Incremental Abstraction in Distributed Probabilistic SLAM Graphs

TL;DR

This paper introduces a novel distributed SLAM framework that incrementally builds semantic scene graphs using neural network proposals and Gaussian Belief Propagation for efficient, dense, and compact scene representation in real indoor environments.

Contribution

It presents a new incremental abstraction method integrating neural network proposals into SLAM graphs and a distributed inference technique using Gaussian Belief Propagation for improved efficiency.

Findings

Successfully recovers major planes in indoor scenes

Achieves significant compression of scene representations

Demonstrates speed advantages over direct inference methods

Abstract

Scene graphs represent the key components of a scene in a compact and semantically rich way, but are difficult to build during incremental SLAM operation because of the challenges of robustly identifying abstract scene elements and optimising continually changing, complex graphs.

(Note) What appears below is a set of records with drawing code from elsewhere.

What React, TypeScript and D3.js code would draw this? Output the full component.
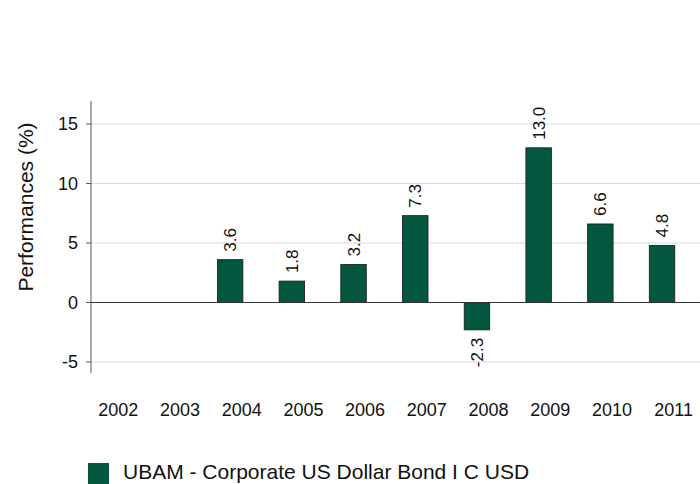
import React from "react";
import * as d3 from "d3";

const years = ["2002", "2003", "2004", "2005", "2006", "2007", "2008", "2009", "2010", "2011"];
const values: (number | null)[] = [null, null, 3.6, 1.8, 3.2, 7.3, -2.3, 13.0, 6.6, 4.8];
const yTicks = [-5, 0, 5, 10, 15];
const seriesName = "UBAM - Corporate US Dollar Bond I C USD";
const yTitle = "Performances (%)";

const W = 700;
const H = 484;
const FONT = "'Liberation Sans', Arial, Helvetica, sans-serif";
const GREEN = "#03573F";

export default function App() {
  const axisX = 91;
  const x = d3.scaleBand<string>().domain(years).range([axisX, axisX + 617]).padding(0);
  const y = d3.scaleLinear().domain([-5, 15]).range([362, 124]);
  const barOffset = 3;
  const barW = 25.5;
  const labelOffset = 27.3;

  return (
    <svg
      width={W}
      height={H}
      style={{ position: "absolute", left: 0, top: 0, background: "#fff" }}
      fontFamily={FONT}
    >
      {yTicks.filter((t) => t !== 0).map((t) => (
        <line key={"g" + t} x1={axisX} x2={W} y1={y(t)} y2={y(t)} stroke="#d9d9d9" strokeWidth={1} />
      ))}
      {years.map((yr, i) => {
        const v = values[i];
        if (v === null) return null;
        const x0 = (x(yr) as number) + barOffset;
        const top = y(Math.max(0, v));
        const bot = y(Math.min(0, v));
        return (
          <rect key={"b" + yr} x={x0} y={top} width={barW} height={bot - top} fill={GREEN} stroke="#1a1a1a" strokeWidth={0.8} />
        );
      })}
      <line x1={axisX} x2={W} y1={y(0)} y2={y(0)} stroke="#333" strokeWidth={1} />
      <line x1={axisX} x2={axisX} y1={101} y2={373} stroke="#555" strokeWidth={1} />
      {yTicks.map((t) => (
        <g key={"t" + t}>
          <line x1={axisX - 5} x2={axisX} y1={y(t)} y2={y(t)} stroke="#555" strokeWidth={1} />
          <text x={axisX - 13} y={y(t)} dy="0.36em" textAnchor="end" fontSize={18} fill="#111">
            {t}
          </text>
        </g>
      ))}
      {years.map((yr, i) => {
        const v = values[i];
        if (v === null) return null;
        const cx = (x(yr) as number) + barOffset + barW / 2;
        const py = v >= 0 ? y(v) - 8 : y(v) + 8;
        return (
          <text
            key={"v" + yr}
            transform={`translate(${cx},${py}) rotate(-90)`}
            dy="0.36em"
            textAnchor={v >= 0 ? "start" : "end"}
            fontSize={17}
            fill="#111"
          >
            {v.toFixed(1)}
          </text>
        );
      })}
      {years.map((yr) => (
        <text key={"x" + yr} x={(x(yr) as number) + labelOffset} y={415.7} textAnchor="middle" fontSize={18} fill="#111">
          {yr}
        </text>
      ))}
      <text transform={`translate(33,207) rotate(-90)`} textAnchor="middle" fontSize={21} fill="#111">
        {yTitle}
      </text>
      <rect x={88} y={463} width={21} height={30} fill={GREEN} />
      <text x={123} y={479.3} fontSize={21} fill="#111">
        {seriesName}
      </text>
    </svg>
  );
}
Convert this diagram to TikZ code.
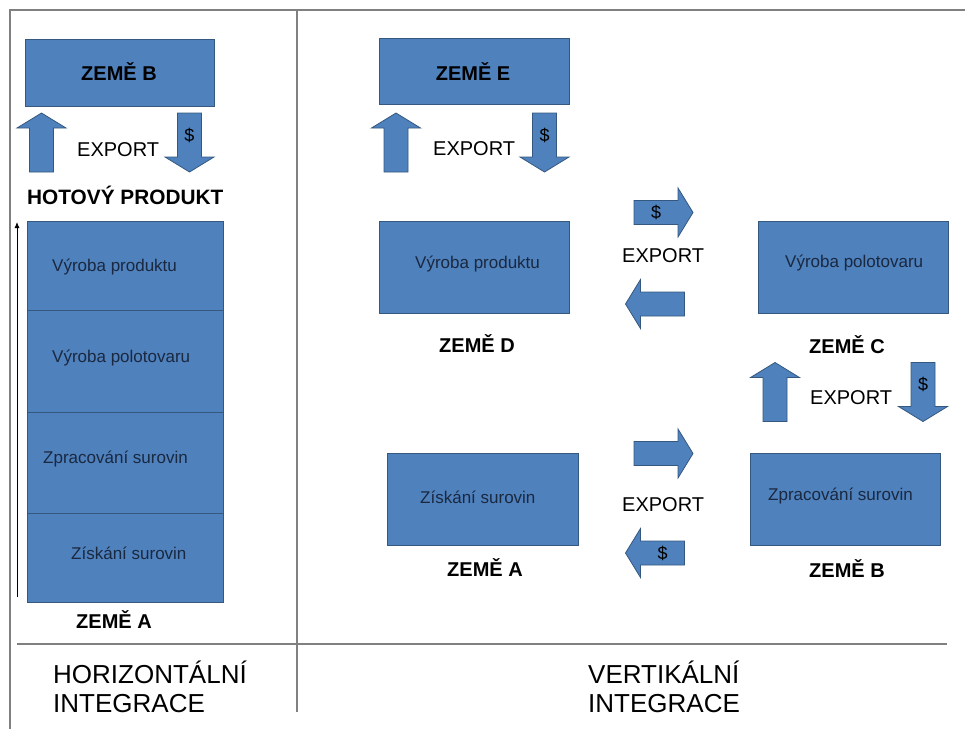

We present a distributed, graph-based SLAM framework for incrementally building scene graphs based on two novel components. First, we propose an incremental abstraction framework in which a neural network proposes abstract scene elements that are incorporated into the factor graph of a feature-based monocular SLAM system. Scene elements are confirmed or rejected through optimisation and incrementally replace the points yielding a more dense, semantic and compact representation. Second, enabled by our novel routing procedure, we use Gaussian Belief Propagation (GBP) for distributed inference on a graph processor. The time per iteration of GBP is structure-agnostic and we demonstrate the speed advantages over direct methods for inference of heterogeneous factor graphs. We run our system on real indoor datasets using planar abstractions and recover the major planes with significant compression.